The United States has been willing to accept, in principle at least, that Taiwan is part of China.
Chinese Premier Wen Jiabao's four-day visit to the United States will test this ambiguity to the full, especially when he meets U.S. President George W. Bush in Washington.
Taiwan has a freely elected president, Chen Shui-bian, who rejects Beijing's claim the island is a breakaway China province and believes it should be an independent country.
Running for re-election, Chen has made separation from China his central campaign theme, and has called for a referendum on election day to advance that goal.
It is a step Beijing views as a thinly disguised move towards independence, a move which it has already threatened to use force to prevent.
And the Chinese military, which fired missiles near Taiwan during the island's 1996 presidential campaign, has warned it would consider such a move grounds for war.

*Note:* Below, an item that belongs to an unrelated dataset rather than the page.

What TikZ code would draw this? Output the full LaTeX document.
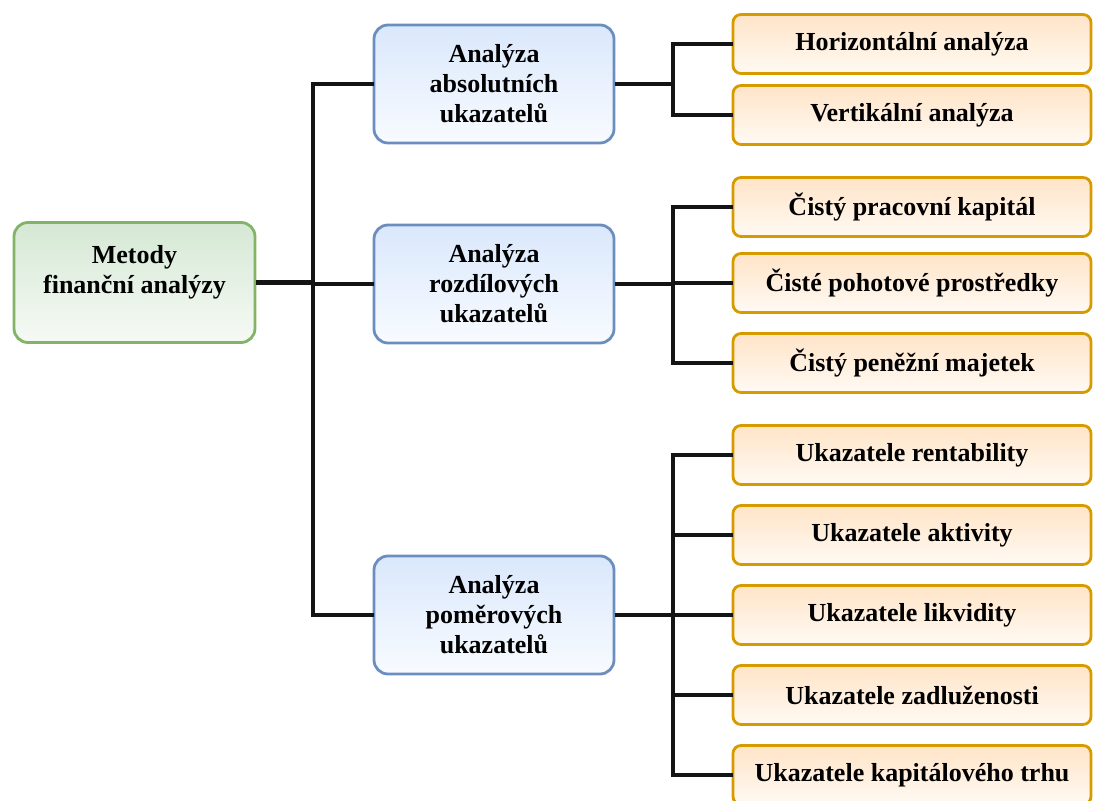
\documentclass[tikz,border=0pt]{standalone}
\usepackage{fontspec}
\setmainfont{Liberation Serif}
\usepackage{tikz}
\usetikzlibrary{calc,positioning}
\usepackage{xcolor}
\definecolor{rootline}{RGB}{130,179,102}
\definecolor{roottop}{RGB}{213,232,212}
\definecolor{rootbot}{RGB}{246,250,245}
\definecolor{midline}{RGB}{108,142,191}
\definecolor{midtop}{RGB}{218,232,252}
\definecolor{midbot}{RGB}{248,251,255}
\definecolor{leafline}{RGB}{215,155,0}
\definecolor{leaftop}{RGB}{255,228,200}
\definecolor{leafbot}{RGB}{255,250,243}
\definecolor{wire}{RGB}{20,20,20}

\begin{document}
\begin{tikzpicture}[x=0.5pt,y=-0.5pt,
  box/.style={align=center,inner sep=2pt,font=\bfseries\fontsize{13}{15}\selectfont,line width=1.4pt},
  rootbox/.style={box,draw=rootline,top color=roottop,bottom color=rootbot,rounded corners=7pt,minimum width=120.5pt,minimum height=60pt,text depth=13pt},
  midbox/.style={box,draw=midline,top color=midtop,bottom color=midbot,rounded corners=7pt,minimum width=120pt,minimum height=59pt},
  leafbox/.style={box,draw=leafline,top color=leaftop,bottom color=leafbot,rounded corners=4pt,minimum width=179pt,minimum height=29.5pt},
  thinwire/.style={draw=wire,line width=1.6pt,line cap=rect},
  thickwire/.style={draw=wire,line width=2.4pt}]
  \useasboundingbox (0,0) rectangle (1093,801);

  % junction columns
  \coordinate (jroot) at (313,0);
  \coordinate (jabs) at (673,0);
  \coordinate (jroz) at (673,0);
  \coordinate (jpom) at (673,0);

  \node[rootbox] (root) at (134.5,282.5) {Metody\\finanční analýzy};

  \node[midbox] (abs) at (494,84) {Analýza\\absolutních\\ukazatelů};
  \node[midbox] (roz) at (494,284) {Analýza\\rozdílových\\ukazatelů};
  \node[midbox] (pom) at (494,615) {Analýza\\poměrových\\ukazatelů};

  \node[leafbox] (hor) at (912,44) {Horizontální analýza};
  \node[leafbox] (ver) at (912,115) {Vertikální analýza};

  \node[leafbox] (cpk) at (912,207) {Čistý pracovní kapitál};
  \node[leafbox] (cpp) at (912,283) {Čisté pohotové prostředky};
  \node[leafbox] (cpm) at (912,363) {Čistý peněžní majetek};

  \node[leafbox] (rent) at (912,455) {Ukazatele rentability};
  \node[leafbox] (akt) at (912,535) {Ukazatele aktivity};
  \node[leafbox] (lik) at (912,615) {Ukazatele likvidity};
  \node[leafbox] (zad) at (912,695) {Ukazatele zadluženosti};
  \node[leafbox] (trh) at (912,775) {Ukazatele kapitálového trhu};

  % root to the three methods
  \draw[thickwire] (root.east) -- (root.east -| jroot);
  \draw[thinwire] (abs.west) -- (abs.west -| jroot) -- (pom.west -| jroot) -- (pom.west);
  \draw[thinwire] (roz.west -| jroot) -- (roz.west);

  % absolute indicators
  \draw[thickwire] (abs.east) -- (abs.east -| jabs);
  \draw[thinwire] (hor.west) -- (hor.west -| jabs) -- (ver.west -| jabs) -- (ver.west);

  % difference indicators
  \draw[thickwire] (roz.east) -- (roz.east -| jroz);
  \draw[thinwire] (cpk.west) -- (cpk.west -| jroz) -- (cpm.west -| jroz) -- (cpm.west);
  \draw[thinwire] (cpp.west -| jroz) -- (cpp.west);

  % ratio indicators
  \draw[thickwire] (pom.east) -- (pom.east -| jpom);
  \draw[thinwire] (rent.west) -- (rent.west -| jpom) -- (trh.west -| jpom) -- (trh.west);
  \draw[thinwire] (akt.west -| jpom) -- (akt.west);
  \draw[thinwire] (lik.west -| jpom) -- (lik.west);
  \draw[thinwire] (zad.west -| jpom) -- (zad.west);
\end{tikzpicture}
\end{document}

The Bush administration, Taiwan's main weapons supplier, has vowed to defend the island if China attacks and the escalating tension is very bad news.
"George Bush doesn't need any other crisis in his in box at this stage of the game. It's especially true when the U.S. and China are working very closely together on North Korea and when the U.S. is also distracted in Iraq," says Kenneth Lieberthal, former National Security Council Asia expert.
"We simply don't need another area of tension in this part of the world, in East Asia, at this time."
Fueling Washington's concern is a widely held view that Chen is deliberately trying to provoke Beijing to win votes.
Amid Chinese demands that Washington rein Chen in, his call for a popular vote on issues affecting China triggered a blunt warning from the United States.
"We would be opposed to any referenda that would change Taiwan's status or move towards independence, " U.S. State Department spokesman Richard Boucher says.
But this view runs counter to Bush's own calls to expand democracy around the world.
It has angered pro-Taiwan conservatives in Washington, and it leaves Bush juggling a series of sharply conflicting pressures as he prepares to meet China's visiting premier.